◆ AIM:
Pictures are not part of the copy. Retype the lines from the first one through the line that contains "const _ = null;".

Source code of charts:
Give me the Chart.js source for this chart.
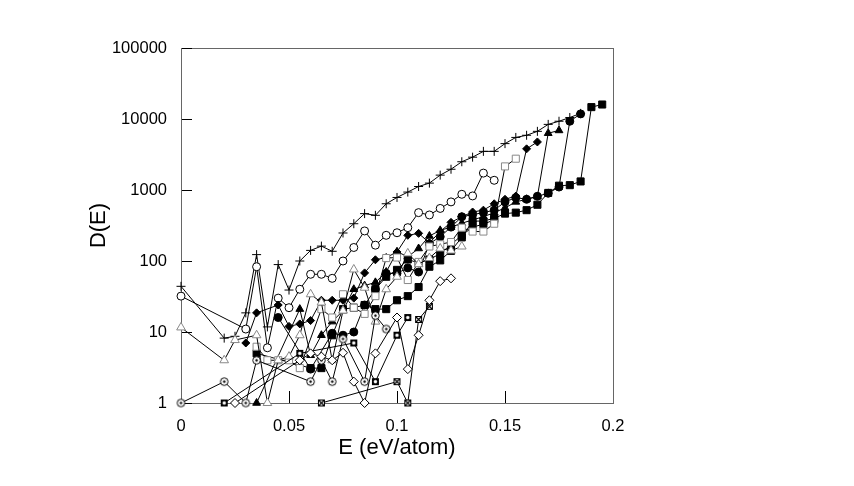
<!DOCTYPE html>
<html>
<head>
<meta charset="utf-8">
<script src="https://cdn.jsdelivr.net/npm/chart.js@4.4.1/dist/chart.umd.min.js"></script>
<style>
  html, body { margin: 0; padding: 0; background: #fff; }
  canvas { display: block; }
</style>
</head>
<body>
<canvas id="chart" width="854" height="486"></canvas>
<script>
const _ = null;

// energy grid (eV/atom)
const energy = [0, 0.005, 0.01, 0.015, 0.02, 0.025, 0.03, 0.035, 0.04, 0.045,
  0.05, 0.055, 0.06, 0.065, 0.07, 0.075, 0.08, 0.085, 0.09, 0.095,
  0.1, 0.105, 0.11, 0.115, 0.12, 0.125, 0.13, 0.135, 0.14, 0.145,
  0.15, 0.155, 0.16, 0.165, 0.17, 0.175, 0.18, 0.185, 0.19, 0.195];

// D(E) per series (null = no point)
const plusSeries = [44, _, _, _, 8.2, 8.7, 18.6, 123, 11.8, 89,
  39, 100, 141, 162, 137, 248, 335, 465, 440, 640,
  785, 935, 1120, 1250, 1620, 1960, 2500, 2900, 3500, 3500,
  4500, 5500, 5900, 6700, 8400, 9300, 10500, 12000, _, _];

const openCircle = [32, _, _, _, _, _, 11, 83, 6, 30,
  22, 40, 65, 65, 57, 100, 155, 265, 167, 230,
  250, 295, 480, 445, 550, 680, 870, 825, 1730, 1370,
  _, _, _, _, _, _, _, _, _, _];

const openTriangle = [11.6, _, _, _, 4, 7.7, _, 9, 1, 4,
  4.5, 9, 34, 26, 4, 20, 76, 42, 14, 40,
  60, 128, 90, 110, 150, 140, 160, _, _, _,
  _, _, _, _, _, _, _, _, _, _];

const dotCircle = [1, _, _, _, 2, _, 1, 4, _, _,
  _, _, 2, 4, 2, 8, _, 2, 17, 11,
  _, _, _, _, _, _, _, _, _, _,
  _, _, _, _, _, _, _, _, _, _];

const filledDiamond = [_, _, _, _, _, _, 7, 18.6, _, 24,
  12, 13, 14.5, 28, 28, 28, 30, 68, 104, 112,
  134, 230, 245, 180, 260, 350, 420, 490, 520, 640,
  740, 820, 3800, 4750, _, _, _, _, _, _];

const filledTriangle = [_, _, _, _, _, _, _, 1, _, _,
  _, 21, 4.7, 9, 14, 20, 40, 45, 50, 70,
  135, 115, 150, 225, 270, 300, 340, 380, 420, 480,
  560, 680, 740, 810, 6300, 6900, _, _, _, _];

const filledCircle = [_, _, _, _, _, _, _, _, _, 16,
  _, _, 3, _, 9.6, 9, 10, 24, 40, 67,
  67, 80, 70, 175, 220, 300, 420, 450, 480, 520,
  680, 780, 740, 815, 900, 1100, 9300, 11800, _, _];

const filledSquare = [_, _, _, _, _, _, _, 5, _, _,
  _, _, 3.1, 3.1, 9, 21, 22, 24, 21, 21,
  28, 32, 43, 83, 102, 139, 215, 365, 365, 400,
  465, 480, 520, 620, 910, 1150, 1170, 1320, 14700, 16000];

const filledSquareB = [_, _, _, _, _, _, _, _, _, _,
  _, _, _, _, _, _, _, _, 40, 60,
  75, 105, 94, 105, 127, 170, 230, 300, 330, 380,
  _, _, _, _, _, _, _, _, _, _];

const openSquare = [_, _, _, _, _, _, _, 6.2, 4, 4,
  4, 3.1, _, 21, 16, 34, 22, 18, 32, 110,
  112, 54, 97, 160, 172, 185, 295, 260, 260, 335,
  2150, 2760, _, _, _, _, _, _, _, _];

const openDiamond = [_, _, _, _, _, 1, _, _, _, _,
  _, 4, 5, 4.5, 4, 5.1, 2, 1, 5, _,
  16, 3, 9, 28, 52, 57, _, _, _, _,
  _, _, _, _, _, _, _, _, _, _];

const boxCross = [_, _, _, _, _, _, _, _, _, _,
  _, _, _, 1, _, _, _, _, _, _,
  2, 1, 15, 23, _, _, _, _, _, _,
  _, _, _, _, _, _, _, _, _, _];

const boxDot = [_, _, _, _, 1, _, _, _, _, _,
  _, 5, _, _, _, _, 7, _, 2, _,
  9, 16, _, _, _, _, _, _, _, _,
  _, _, _, _, _, _, _, _, _, _];

const xTicks = [0, 0.05, 0.1, 0.15, 0.2];
const yTicks = [1, 10, 100, 1000, 10000, 100000];

// little canvases for the markers Chart.js doesn't have
function marker(size, draw) {
  const c = document.createElement('canvas');
  c.width = size; c.height = size;
  draw(c.getContext('2d'), size / 2);
  return c;
}
const dotCircleImg = marker(11, (g, m) => {
  g.beginPath(); g.arc(m, m, 3.8, 0, Math.PI * 2);
  g.fillStyle = '#fff'; g.fill();
  g.strokeStyle = '#000'; g.lineWidth = 1; g.stroke();
  g.beginPath(); g.arc(m, m, 1.2, 0, Math.PI * 2);
  g.fillStyle = '#000'; g.fill();
});
const boxDotImg = marker(9, (g, m) => {
  g.fillStyle = '#000'; g.fillRect(1, 1, 7, 7);
  g.beginPath(); g.arc(m, m, 1.7, 0, Math.PI * 2);
  g.fillStyle = '#fff'; g.fill();
});
const boxCrossImg = marker(9, (g, m) => {
  g.fillStyle = '#000'; g.fillRect(1, 1, 7, 7);
  g.fillStyle = '#fff'; g.fillRect(2, 2, 5, 5);
  g.strokeStyle = '#000'; g.lineWidth = 1.2;
  g.beginPath(); g.moveTo(2, 2); g.lineTo(7, 7); g.moveTo(7, 2); g.lineTo(2, 7); g.stroke();
});

function pts(values) {
  const out = [];
  values.forEach((v, i) => { if (v !== null) out.push({x: energy[i], y: v}); });
  return out;
}

function series(values, style, radius, fill, edge) {
  return {
    data: pts(values),
    borderColor: '#000',
    borderWidth: 1,
    pointStyle: style,
    pointRadius: radius,
    pointBackgroundColor: fill,
    pointBorderColor: edge || '#000',
    pointBorderWidth: 1,
    tension: 0,
    fill: false,
    clip: false
  };
}

const datasets = [
  series(openDiamond, 'rectRot', 4.5, '#fff'),
  series(boxCross, boxCrossImg, 4, '#000'),
  series(boxDot, boxDotImg, 4, '#000'),
  series(dotCircle, dotCircleImg, 4, '#fff'),
  series(openTriangle, 'triangle', 5, '#fff', '#888'),
  series(openSquare, 'rect', 5, '#fff', '#888'),
  series(filledSquareB, 'rect', 5, '#000'),
  series(filledTriangle, 'triangle', 4.5, '#000'),
  series(filledDiamond, 'rectRot', 4, '#000'),
  series(filledCircle, 'circle', 4, '#000'),
  series(filledSquare, 'rect', 5, '#000'),
  series(openCircle, 'circle', 4, '#fff'),
  series(plusSeries, 'cross', 4.5, '#000')
];

// frame plus inward tick marks
const frameTicks = {
  id: 'frameTicks',
  beforeDatasetsDraw(chart) {
    const {ctx, chartArea: a, scales} = chart;
    ctx.save();
    ctx.lineWidth = 1;
    ctx.strokeStyle = '#666';
    ctx.strokeRect(a.left + 0.5, a.top + 0.5, a.right - a.left, a.bottom - a.top);
    ctx.strokeStyle = '#000';
    ctx.beginPath();
    yTicks.forEach(v => {
      const py = Math.round(scales.y.getPixelForValue(v)) + 0.5;
      ctx.moveTo(a.left + 1, py); ctx.lineTo(a.left + 11, py);
    });
    xTicks.slice(1, -1).forEach(v => {
      const px = Math.round(scales.x.getPixelForValue(v)) + 0.5;
      ctx.moveTo(px, a.bottom); ctx.lineTo(px, a.bottom - 12);
    });
    ctx.stroke();
    ctx.restore();
  }
};

const family = '"Liberation Sans", Arial, sans-serif';
const tickFont = {family, size: 16.5};
const titleFont = {family, size: 22};

new Chart(document.getElementById('chart'), {
  type: 'line',
  data: {datasets},
  options: {
    responsive: false,
    animation: false,
    layout: {padding: {top: 48, right: 241, left: 0, bottom: 0}},
    plugins: {legend: {display: false}, tooltip: {enabled: false}},
    scales: {
      x: {
        type: 'linear', min: 0, max: 0.2,
        grid: {display: false, drawTicks: false},
        border: {display: false},
        afterBuildTicks: s => { s.ticks = xTicks.map(v => ({value: v})); },
        afterFit: s => { s.height = 83; },
        ticks: {color: '#000', font: tickFont, padding: 14, maxRotation: 0,
          callback: v => String(v)},
        title: {display: true, text: 'E (eV/atom)', color: '#000',
          font: titleFont, padding: {top: 0, bottom: 25}}
      },
      y: {
        type: 'logarithmic', min: 1, max: 100000,
        grid: {display: false, drawTicks: false},
        border: {display: false},
        afterBuildTicks: s => { s.ticks = yTicks.map(v => ({value: v})); },
        afterFit: s => { s.width = 181; },
        ticks: {color: '#000', font: tickFont, padding: 14,
          callback: v => String(v)},
        title: {display: true, text: 'D(E)', color: '#000',
          font: titleFont, padding: {top: 86, bottom: 0}}
      }
    }
  },
  plugins: [frameTicks]
});
</script>
</body>
</html>
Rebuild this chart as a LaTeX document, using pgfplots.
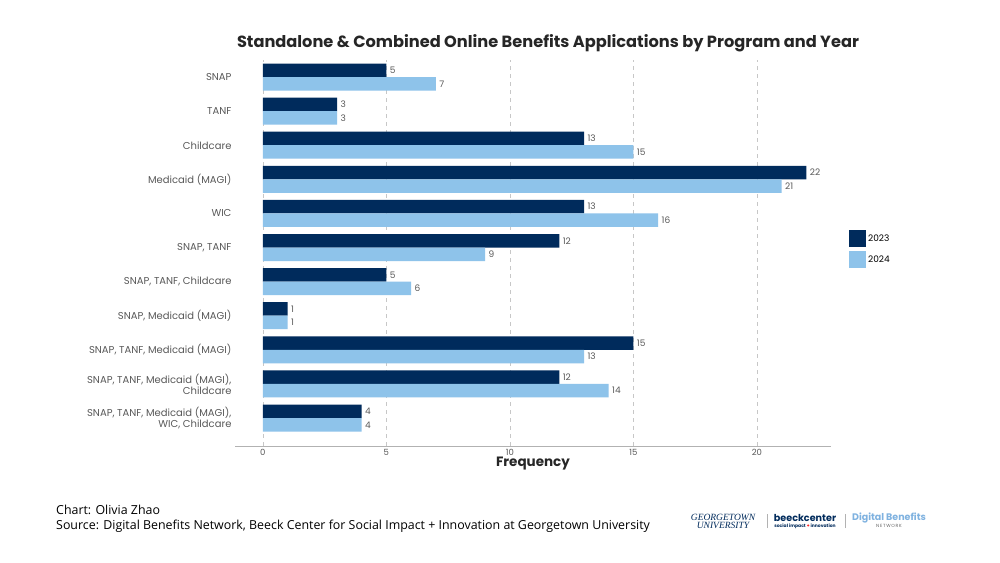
\documentclass[border=0pt]{standalone}
\usepackage{fontspec}
\setmainfont{Poppins}
\newfontfamily\footfont{Open Sans}
\newfontfamily\gufont{Liberation Serif}
\usepackage{pgfplots}
\pgfplotsset{compat=1.18}
\definecolor{dark}{HTML}{002B5C}
\definecolor{light}{HTML}{8EC3EA}
\definecolor{lbl}{HTML}{595959}
\definecolor{dbn}{HTML}{7FB2E0}
\begin{document}
\begin{tikzpicture}[x=1pt,y=1pt]
\fill[white] (0,0) rectangle (1000,562);
\begin{axis}[
  at={(235pt,116pt)}, anchor=south west, scale only axis,
  width=596pt, height=386pt,
  /pgf/number format/assume math mode=true,
  xbar, bar width=13.5pt,
  xmin=-1.13, xmax=23, ymin=-0.82, ymax=10.5,
  ytick={0,...,10},
  yticklabels={{SNAP, TANF, Medicaid (MAGI),\\WIC, Childcare},{SNAP, TANF, Medicaid (MAGI),\\Childcare},{SNAP, TANF, Medicaid (MAGI)},{SNAP, Medicaid (MAGI)},{SNAP, TANF, Childcare},{SNAP, TANF},{WIC},{Medicaid (MAGI)},{Childcare},{TANF},{SNAP}},
  xtick={0,5,10,15,20},
  axis x line*=bottom, axis y line=left,
  y axis line style={draw=none},
  x axis line style={draw=black!30, line width=0.8pt, -},
  major tick length=0pt,
  xmajorgrids, major grid style={draw=black!22, dash pattern=on 4pt off 4pt, line width=0.7pt},
  yticklabel style={font=\fontsize{10}{11}\selectfont, text=lbl, align=right},
  xticklabel style={font=\fontsize{8.5}{10}\selectfont, text=lbl},
  nodes near coords, nodes near coords align={horizontal},
  every node near coord/.append style={font=\fontsize{9}{10}\selectfont, text=lbl, xshift=0pt},
  legend style={at={(1.03,0.56)}, anchor=north west, draw=none, fill=none,
    font=\fontsize{9}{10}\selectfont, row sep=4pt, inner sep=0pt},
  legend image code/.code={\fill[#1] (0pt,-8.5pt) rectangle (17pt,8.5pt);},
  legend cell align=left,
]
\addplot[fill=dark, draw=none, bar shift=6.75pt] coordinates {
(5,10) (3,9) (13,8) (22,7) (13,6) (12,5) (5,4) (1,3) (15,2) (12,1) (4,0)};
\addplot[fill=light, draw=none, bar shift=-6.75pt] coordinates {
(7,10) (3,9) (15,8) (21,7) (16,6) (9,5) (6,4) (1,3) (13,2) (14,1) (4,0)};
\legend{2023,2024}
\end{axis}
\node[font=\fontsize{16.2}{18}\selectfont\bfseries, text=black!85] at (548,519) {Standalone \& Combined Online Benefits Applications by Program and Year};
\node[font=\fontsize{13.5}{15}\selectfont\bfseries, text=black!85] at (533,98) {Frequency};
\node[anchor=west, font=\footfont\fontsize{12.4}{14}\selectfont, inner sep=0pt] at (56,52) {Chart: Olivia Zhao};
\node[anchor=west, font=\footfont\fontsize{12.4}{14}\selectfont, inner sep=0pt] at (56,36) {Source: Digital Benefits Network, Beeck Center for Social Impact + Innovation at Georgetown University};
% logos as text
\node[anchor=center, align=center, font=\gufont\itshape\fontsize{9.5}{8}\selectfont, text=dark, inner sep=0pt] at (723,41) {GEORGETOWN\\UNIVERSITY};
\draw[black!30, line width=0.8pt] (767,34) -- (767,48);
\node[anchor=center, font=\fontsize{9.6}{11}\selectfont\bfseries, text=dark, inner sep=0pt] at (805,44) {beeckcenter};
\node[anchor=center, font=\fontsize{4.5}{5}\selectfont\bfseries, text=dark, inner sep=0pt] at (805,36) {social impact {\color{red}+} innovation};
\draw[black!30, line width=0.8pt] (845,34) -- (845,48);
\node[anchor=center, font=\fontsize{9.5}{10}\selectfont\bfseries, text=dbn, inner sep=0pt] at (889,44) {Digital Benefits};
\node[anchor=center, font=\fontsize{4.5}{5}\selectfont, text=black!60, inner sep=0pt] at (889,36) {N\,E\,T\,W\,O\,R\,K};
\end{tikzpicture}
\end{document}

◆ EXERCISE OUTPUT:
Give me the Chart.js source for this chart.
<!DOCTYPE html>
<html>
<head>
<meta charset="utf-8">
<script src="https://cdn.jsdelivr.net/npm/chart.js@4.4.1/dist/chart.umd.min.js"></script>
<style>
  html, body { margin: 0; padding: 0; background: #fff; }
  canvas { display: block; }
</style>
</head>
<body>
<canvas id="chart" width="854" height="486"></canvas>
<script>
const _ = null;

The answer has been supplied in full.